More image treatment on the client side
In the presented code, you can notice, that I am sending the image to the server, right after image capture, without any preprocesing. Because the default size of the image is 640×480 pixels. Knowing that each pixel is represented by 32 bit Integer this means that we are sending roughly 1200 kB to the server for recognition or training. Since images are resized later anyway, we could resize them directly before sending to the server. Resizing the images to 320*240 would reduce the size of send data to 300 kB (but of course we can do more).
Unfortunately Silverlight does not have method for resizing images, however there is a great project on Codeplex, which contains several extensions methods for WritableBitmap, one of them being the resize method.
Face detection on client side
It is not possible to move all the face recognition process to the client side, from one simple reason: the recognizer has to, at some point, load and process all the images in the database. Performing this part on the client side, would demand us either to embark all the images into the client or transfer these images over the wire. Either of these options is not attractive for web developers.
However the process of face detection could be moved to the client side, while it is not dependent on any big amount of external data. Great article which explains face detection in Silverlight is available as FaceLight project on Channel 9

Will we log to our bank using only our web camera?

Well the answer is no, face recognition is still not completely trust-worthy.
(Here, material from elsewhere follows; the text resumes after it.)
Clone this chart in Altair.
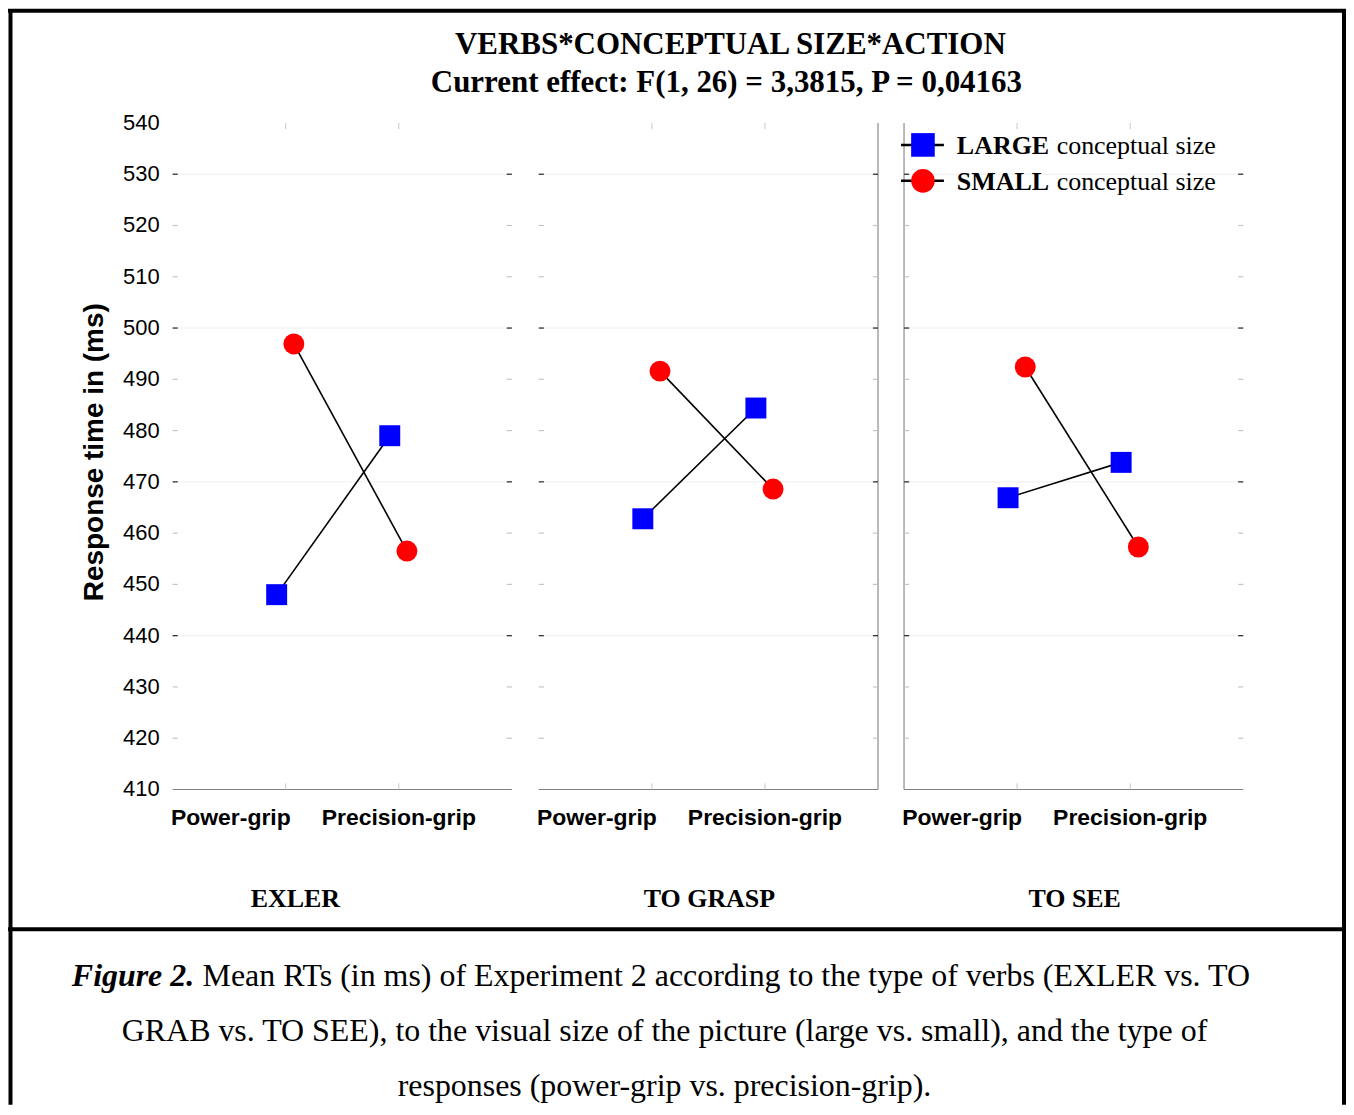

Eigenface algorithm presented above is too much sensitive on the brightness changes and face-pose changes. When testing the algorithm, I obtained successful results in 60-70% of the total tries. However new algorithms have been developed combining several image processing and face recognition techniques and of course many companies are specializing in this field and develop software with much better accuracy.

Another problem is the fact that it is far too easy to present a taken photograph to the web camera and unless the system is capable of recognizing the real person from taken picture it will be cheated.

We will probably see mutual systems where the login and password will still be the main security check and face recognition will be used instead of the third confirmatory information such as RSA generated number or confirmation code.